* Information supplied *
§ §

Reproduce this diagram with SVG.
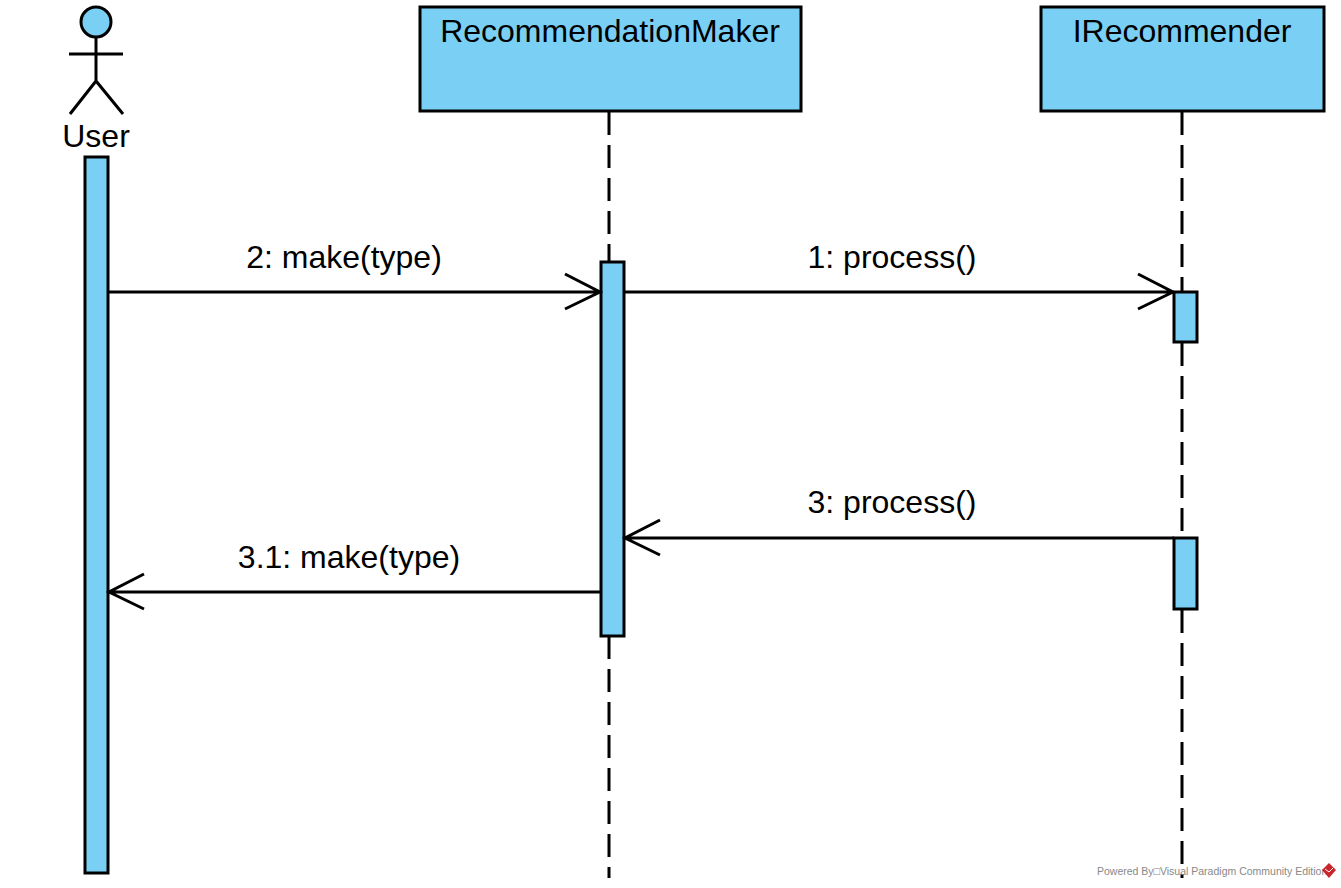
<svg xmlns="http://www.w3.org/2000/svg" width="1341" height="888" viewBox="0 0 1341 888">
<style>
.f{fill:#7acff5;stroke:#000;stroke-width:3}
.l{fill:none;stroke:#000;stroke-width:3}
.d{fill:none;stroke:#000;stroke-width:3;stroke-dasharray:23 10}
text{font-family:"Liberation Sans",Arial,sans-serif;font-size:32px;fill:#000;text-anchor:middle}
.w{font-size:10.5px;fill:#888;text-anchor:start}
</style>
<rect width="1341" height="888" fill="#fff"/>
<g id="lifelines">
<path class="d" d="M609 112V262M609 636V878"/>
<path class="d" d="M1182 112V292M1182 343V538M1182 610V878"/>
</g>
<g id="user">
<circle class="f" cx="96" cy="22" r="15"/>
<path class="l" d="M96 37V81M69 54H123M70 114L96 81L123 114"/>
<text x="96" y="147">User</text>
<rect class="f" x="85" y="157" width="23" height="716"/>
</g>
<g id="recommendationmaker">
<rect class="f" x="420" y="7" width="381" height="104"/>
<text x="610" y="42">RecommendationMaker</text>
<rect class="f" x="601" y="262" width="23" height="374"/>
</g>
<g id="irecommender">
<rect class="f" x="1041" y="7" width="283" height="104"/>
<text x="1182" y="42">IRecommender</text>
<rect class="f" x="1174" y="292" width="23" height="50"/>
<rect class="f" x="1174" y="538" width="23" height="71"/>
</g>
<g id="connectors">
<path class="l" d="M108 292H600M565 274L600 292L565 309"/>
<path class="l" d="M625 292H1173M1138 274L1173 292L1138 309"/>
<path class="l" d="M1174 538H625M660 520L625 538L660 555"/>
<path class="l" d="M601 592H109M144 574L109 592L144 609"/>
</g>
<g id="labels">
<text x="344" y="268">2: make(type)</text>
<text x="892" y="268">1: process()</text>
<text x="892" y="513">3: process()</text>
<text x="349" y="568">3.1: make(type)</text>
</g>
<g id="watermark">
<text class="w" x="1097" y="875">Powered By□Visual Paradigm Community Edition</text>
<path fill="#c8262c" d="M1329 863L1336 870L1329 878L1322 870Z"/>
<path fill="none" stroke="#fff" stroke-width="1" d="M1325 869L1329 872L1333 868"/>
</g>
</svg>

§ §

* Task details *
Quote the data above in full and without alteration; skip the pictures.

* Solution *
Reproduce this diagram with SVG.
<svg xmlns="http://www.w3.org/2000/svg" width="1341" height="888" viewBox="0 0 1341 888">
<style>
.f{fill:#7acff5;stroke:#000;stroke-width:3}
.l{fill:none;stroke:#000;stroke-width:3}
.d{fill:none;stroke:#000;stroke-width:3;stroke-dasharray:23 10}
text{font-family:"Liberation Sans",Arial,sans-serif;font-size:32px;fill:#000;text-anchor:middle}
.w{font-size:10.5px;fill:#888;text-anchor:start}
</style>
<rect width="1341" height="888" fill="#fff"/>
<g id="lifelines">
<path class="d" d="M609 112V262M609 636V878"/>
<path class="d" d="M1182 112V292M1182 343V538M1182 610V878"/>
</g>
<g id="user">
<circle class="f" cx="96" cy="22" r="15"/>
<path class="l" d="M96 37V81M69 54H123M70 114L96 81L123 114"/>
<text x="96" y="147">User</text>
<rect class="f" x="85" y="157" width="23" height="716"/>
</g>
<g id="recommendationmaker">
<rect class="f" x="420" y="7" width="381" height="104"/>
<text x="610" y="42">RecommendationMaker</text>
<rect class="f" x="601" y="262" width="23" height="374"/>
</g>
<g id="irecommender">
<rect class="f" x="1041" y="7" width="283" height="104"/>
<text x="1182" y="42">IRecommender</text>
<rect class="f" x="1174" y="292" width="23" height="50"/>
<rect class="f" x="1174" y="538" width="23" height="71"/>
</g>
<g id="connectors">
<path class="l" d="M108 292H600M565 274L600 292L565 309"/>
<path class="l" d="M625 292H1173M1138 274L1173 292L1138 309"/>
<path class="l" d="M1174 538H625M660 520L625 538L660 555"/>
<path class="l" d="M601 592H109M144 574L109 592L144 609"/>
</g>
<g id="labels">
<text x="344" y="268">2: make(type)</text>
<text x="892" y="268">1: process()</text>
<text x="892" y="513">3: process()</text>
<text x="349" y="568">3.1: make(type)</text>
</g>
<g id="watermark">
<text class="w" x="1097" y="875">Powered By□Visual Paradigm Community Edition</text>
<path fill="#c8262c" d="M1329 863L1336 870L1329 878L1322 870Z"/>
<path fill="none" stroke="#fff" stroke-width="1" d="M1325 869L1329 872L1333 868"/>
</g>
</svg>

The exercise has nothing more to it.